Ottawa

Guns and gangs cash to curb street violence, police hope

Ottawa police are hoping new funding from the upper levels of government will help curb gun and gang violence in the city by keeping the worst offenders off the streets.

$54M federal fund to help Crown attorneys develop 'intensive' bail strategy

Ottawa police will have access to four attorneys who will advise them in cases involving gun and gang violence. (Matthew Kupfer/CBC)

Ottawa police are hoping new funding from the upper levels of government will help curb gun and gang violence in the city by keeping the worst offenders off the streets.

On Monday, the federal government announced it's giving Ontario $54 million over the next three years to combat illegal weapons and gang activity in cities, money earmarked street-level anti-gang initiatives, intelligence-gathering in the province's jails and specialized prosecutors.

In eastern Ontario, some of that funding will be used to hire four assistant Crown attorneys who will be tasked with providing legal advice to local police services fighting gang violence.

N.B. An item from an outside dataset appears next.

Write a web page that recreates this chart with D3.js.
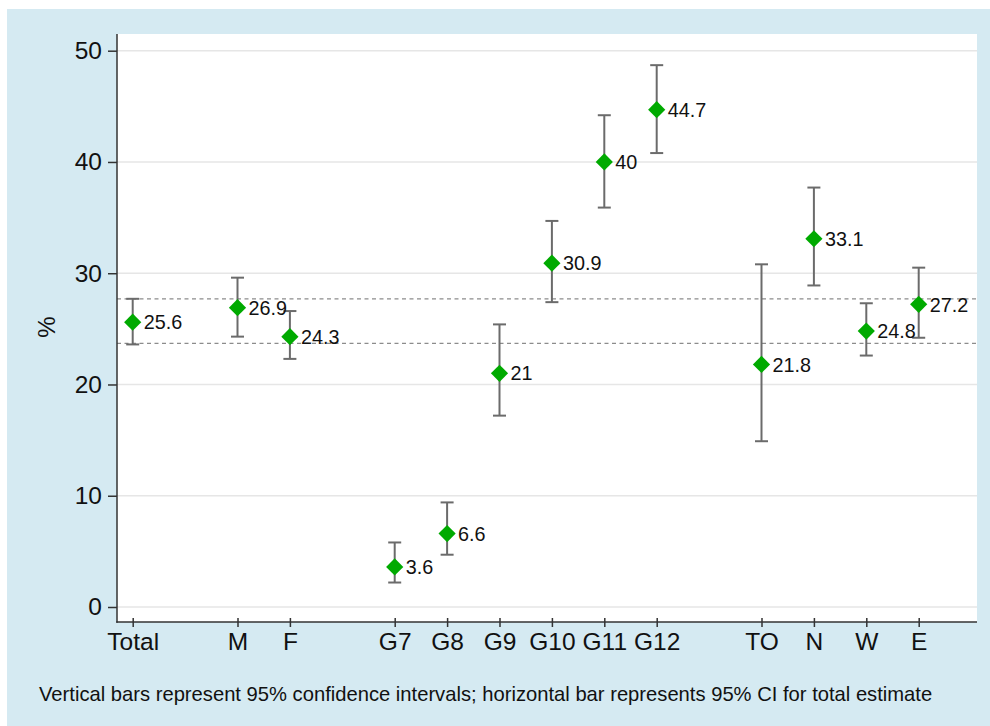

The attorneys will be expected to develop an "intensive" bail strategy for firearm and gang-specific cases, the province said.

Bail recommendations

Ottawa police Insp. Carl Cartright said having attorneys who are well-versed in gun and gang-related cases articulating bail recommendations to the courts will be helpful to police.

"We do have incidents where at times we arrest individuals for violent weapon offences, do not expect them to be released and they do get released," he said. "We respect the courts, but that is an ongoing conversation." 

Cartright said the main concern is with repeat offenders who are granted bail. 

"It's a very, very fine-line balancing act," he said. 

Cartright said partner organizations will benefit from the funding, too.

"Those organizations that sit with us at the table, whether it's Crime Prevention Ottawa, whether it's the John Howard Society, they would have access to this funding also to support their own initiatives." 

Exit strategies

It's not clear yet how much money will be available directly to the Ottawa Police Service. Cartright said the funding will likely go toward rehabilitation and exit strategies for youth involved in gangs. 

"If you're going to remove them, you better have everything in place for the rehabilitation to put these members back in society," Cartright said. 

The province is also putting money toward supporting survivors of human trafficking, creating a bail team for gun-related offences in the Greater Toronto Area and establishing a GTA/Greater Golden Horseshoe gun and gang fund.